Since then, Chavez has promised "an offensive" against his political opponents that has apparently begun with the arrest of Fernandez. In the weeks ahead, Chavez will also likely begin depriving opposition businesses of dollars and other foreign currency, as he has promised, under a new exchange mechanism that he adopted earlier this month to protect the fading Bolivar, as the national currency is known.

"We are extremely concerned by these retaliatory operations by the government against the leaders of the opposition," said Jose Miguel Vivanco, head of the Americas division of Human Rights Watch. "The risk here is that the government has decided to criminalize political expression and the actions of the opposition. That is obviously a violation of a fundamental freedom."

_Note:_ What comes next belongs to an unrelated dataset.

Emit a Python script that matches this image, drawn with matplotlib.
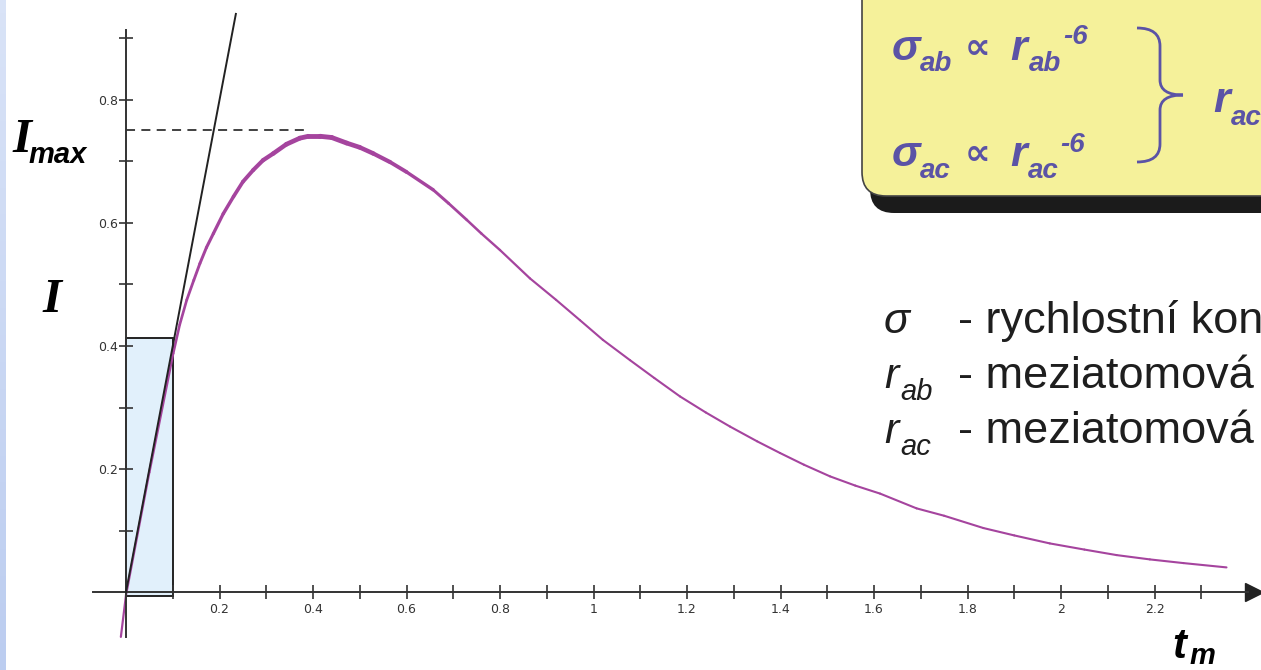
import numpy as np
import matplotlib
matplotlib.use("Agg")
import matplotlib.pyplot as plt
from matplotlib.patches import Rectangle, FancyBboxPatch, PathPatch
from matplotlib.path import Path
from matplotlib.collections import LineCollection

################################################################################
### Data
################################################################################

# intensity curve I(t_m)
t_m = [-0.011, 0.0, 0.05, 0.101, 0.115, 0.13, 0.145, 0.158, 0.172, 0.187,
       0.208, 0.23, 0.25, 0.272, 0.293, 0.315, 0.343, 0.372, 0.39, 0.415,
       0.44, 0.472, 0.50, 0.529, 0.565, 0.600, 0.657, 0.69, 0.729, 0.76,
       0.80, 0.864, 0.92, 0.971, 1.02, 1.078, 1.13, 1.185, 1.24, 1.292,
       1.35, 1.399, 1.45, 1.506, 1.56, 1.613, 1.691, 1.75, 1.834, 1.90,
       1.976, 2.05, 2.119, 2.19, 2.262, 2.354]
intensity = [-0.073, -0.005, 0.195, 0.388, 0.435, 0.475, 0.507, 0.534, 0.560,
             0.583, 0.615, 0.643, 0.667, 0.686, 0.702, 0.713, 0.728, 0.738,
             0.741, 0.741, 0.739, 0.730, 0.723, 0.713, 0.699, 0.683, 0.654,
             0.632, 0.605, 0.583, 0.556, 0.510, 0.475, 0.442, 0.410, 0.377,
             0.348, 0.318, 0.292, 0.269, 0.245, 0.226, 0.207, 0.188, 0.173,
             0.160, 0.136, 0.124, 0.104, 0.092, 0.079, 0.069, 0.060, 0.053,
             0.047, 0.040]

# initial slope line
tangent_t = [0.0, 0.235]
tangent_I = [0.0, 0.94]

# I_max level and the small time window
I_max = 0.751
I_max_end = 0.394
window_t = 0.1
window_top = 0.413
window_bottom = -0.006

# ticks
x_major = [0.2, 0.4, 0.6, 0.8, 1.0, 1.2, 1.4, 1.6, 1.8, 2.0, 2.2]
x_labels = ["0.2", "0.4", "0.6", "0.8", "1", "1.2", "1.4", "1.6", "1.8", "2", "2.2"]
x_minor = [0.1, 0.3, 0.5, 0.7, 0.9, 1.1, 1.3, 1.5, 1.7, 1.9, 2.1, 2.3]
y_major = [0.2, 0.4, 0.6, 0.8]
y_labels = ["0.2", "0.4", "0.6", "0.8"]
y_minor = [0.1, 0.3, 0.5, 0.7, 0.9]

################################################################################
### Figure
################################################################################

W, H = 1261, 670
fig = plt.figure(figsize=(W / 100, H / 100), dpi=100)
fig.patch.set_facecolor("white")

# pixel -> inch position (from top left corner)
def px(x, y):
    return x / 100, (H - y) / 100

def label(x, y, s, size, **kw):
    fig.text(*px(x, y), s, transform=fig.dpi_scale_trans, fontsize=size,
             ha="left", va="baseline", **kw)

# blue strip of the slide on the left
strip = fig.add_axes([0, 0, 6 / W, 1])
strip.imshow(np.linspace(0, 1, 50).reshape(-1, 1), aspect="auto",
             cmap=matplotlib.colors.LinearSegmentedColormap.from_list(
                 "s", ["#d9e3f7", "#bccdf0"]))
strip.axis("off")

# main axes covering the whole picture
ax = fig.add_axes([0, 0, 1, 1])
ax.set_xlim(-126 / 467.5, (W - 126) / 467.5)
ax.set_ylim((592 - H) / 615, 592 / 615)
ax.patch.set_alpha(0)

for side in ["top", "right"]:
    ax.spines[side].set_visible(False)
for side in ["left", "bottom"]:
    ax.spines[side].set_position(("data", 0))
    ax.spines[side].set_color("#333333")
    ax.spines[side].set_linewidth(1.4)
ax.spines["left"].set_bounds(-0.073, 0.914)
ax.spines["bottom"].set_bounds(-0.071, 2.40)
ax.plot([2.412], [0], marker=">", ms=13, color="#222222", clip_on=False)

ax.set_xticks(x_major)
ax.set_xticklabels(x_labels)
ax.set_xticks(x_minor, minor=True)
ax.set_yticks(y_major)
ax.set_yticklabels(y_labels)
ax.set_yticks(y_minor, minor=True)
ax.tick_params(which="both", direction="inout", length=10, width=1.2,
               color="#333333", labelcolor="#333333", labelsize=9)
ax.tick_params(axis="x", pad=3)
ax.tick_params(axis="y", pad=1)

# small time window
ax.add_patch(Rectangle((0, window_bottom), window_t, window_top - window_bottom,
                       facecolor="#e1f0fb", edgecolor="#222222", lw=1.4, zorder=1))

# the curve, thicker around the maximum
pts = np.column_stack([t_m, intensity])
segs = np.stack([pts[:-1], pts[1:]], axis=1)
mid = (pts[:-1, 0] + pts[1:, 0]) / 2
lws = 1.5 + 2.0 * np.exp(-((mid - 0.42) / 0.24) ** 2)
ax.add_collection(LineCollection(segs, linewidths=lws, colors="#a5449e",
                                 capstyle="round", joinstyle="round", zorder=2))

# tangent and I_max level
ax.plot(tangent_t, tangent_I, color="#222222", lw=1.4, zorder=3, clip_on=False)
ax.hlines(I_max, 0, I_max_end, colors="#333333", lw=1.3,
          linestyles=(0, (5, 3.5)), zorder=3)

# axis labels
label(12, 152, "I", 35, family="Liberation Serif", weight="bold", style="italic")
label(28, 163, "max", 21, family="Liberation Sans", weight="bold", style="italic")
label(42, 312, "I", 35, family="Liberation Serif", weight="bold", style="italic")
label(1172, 658, "t", 30, family="Liberation Sans", weight="bold", style="italic")
label(1190, 664, "m", 21, family="Liberation Sans", weight="bold", style="italic")

# yellow box with shadow
shadow = FancyBboxPatch(px(870, 213), 6.0, 2.5, transform=fig.dpi_scale_trans,
                        boxstyle="round,pad=0,rounding_size=0.24",
                        facecolor="#1b1b1b", edgecolor="none")
box = FancyBboxPatch(px(862, 196), 6.0, 2.5, transform=fig.dpi_scale_trans,
                     boxstyle="round,pad=0,rounding_size=0.24",
                     facecolor="#f5f19a", edgecolor="#444444", lw=1.2)
fig.patches.extend([shadow, box])

blue = "#5b53a6"
bfont = dict(family=["Liberation Sans", "DejaVu Sans"], weight="bold",
             style="italic", color=blue)
label(892, 60, "σ", 31, **bfont)
label(920, 71, "ab", 20, **bfont)
label(965, 58, "∝", 26, **bfont)
label(1010, 60, "r", 31, **bfont)
label(1029, 71, "ab", 20, **bfont)
label(1063, 44, "-6", 20, **bfont)
label(892, 166, "σ", 31, **bfont)
label(920, 178, "ac", 20, **bfont)
label(965, 164, "∝", 26, **bfont)
label(1010, 166, "r", 31, **bfont)
label(1028, 178, "ac", 20, **bfont)
label(1060, 152, "-6", 20, **bfont)
label(1213, 112, "r", 31, **bfont)
label(1231, 125, "ac", 20, **bfont)

# curly brace
x0, xm, xp = 1137, 1160, 1183
yt, ym, yb = 28, 95, 162
brace = [(x0, yt), (xm, yt), (xm, yt + 18), (xm, ym - 15), (xm, ym), (xp, ym),
         (xm, ym), (xm, ym + 15), (xm, yb - 18), (xm, yb), (x0, yb)]
codes = [Path.MOVETO, Path.CURVE3, Path.CURVE3, Path.LINETO, Path.CURVE3,
         Path.CURVE3, Path.CURVE3, Path.CURVE3, Path.LINETO, Path.CURVE3, Path.CURVE3]
fig.patches.append(PathPatch(Path([px(*p) for p in brace], codes),
                             transform=fig.dpi_scale_trans, facecolor="none",
                             edgecolor=blue, lw=2.0))

# legend text on the right (as far as the slide shows it)
gray = "#1e1e1e"
label(884, 333, "σ", 31, family="Liberation Sans", style="italic", color=gray)
label(958, 333, "- rychlostní kon", 32.5, family="Liberation Sans", color=gray)
label(884, 388, "r", 31, family="Liberation Sans", style="italic", color=gray)
label(900, 400, "ab", 21, family="Liberation Sans", style="italic", color=gray)
label(958, 388, "- meziatomová", 32.5, family="Liberation Sans", color=gray)
label(884, 443, "r", 31, family="Liberation Sans", style="italic", color=gray)
label(900, 455, "ac", 21, family="Liberation Sans", style="italic", color=gray)
label(958, 443, "- meziatomová", 32.5, family="Liberation Sans", color=gray)

plt.savefig("out.png", dpi=100)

Opposition leaders met this morning to decide how to respond to the recent round of arrests. At least one of the charges against Fernandez -- "civil rebellion" -- does not appear in the criminal code, said opposition members who also complained that some of them were stoned by pro-Chavez mobs this morning as they gathered for a meeting.

The OAS talks are not scheduled to resume until Wednesday, giving both sides time to plan their next steps. Gaviria is out of the country at the moment, but his aides say he is talking with both sides in an effort to keep the talks alive.

Rafael Alfonzo, an opposition negotiator who represents Fedecamaras, the business federation that Fernandez heads, said this morning that "this [non-violence pact] was the first agreement we had at the table and this [Fernandez's arrest] is the first violation we have had."

"Obviously, we must do something about this," Alfonzo said. "Some [opposition] people complained when we signed the agreement, but we believed in it. Now we have this demonstration on the government's part that shows clearly that we do not have a democracy and freedom in this country."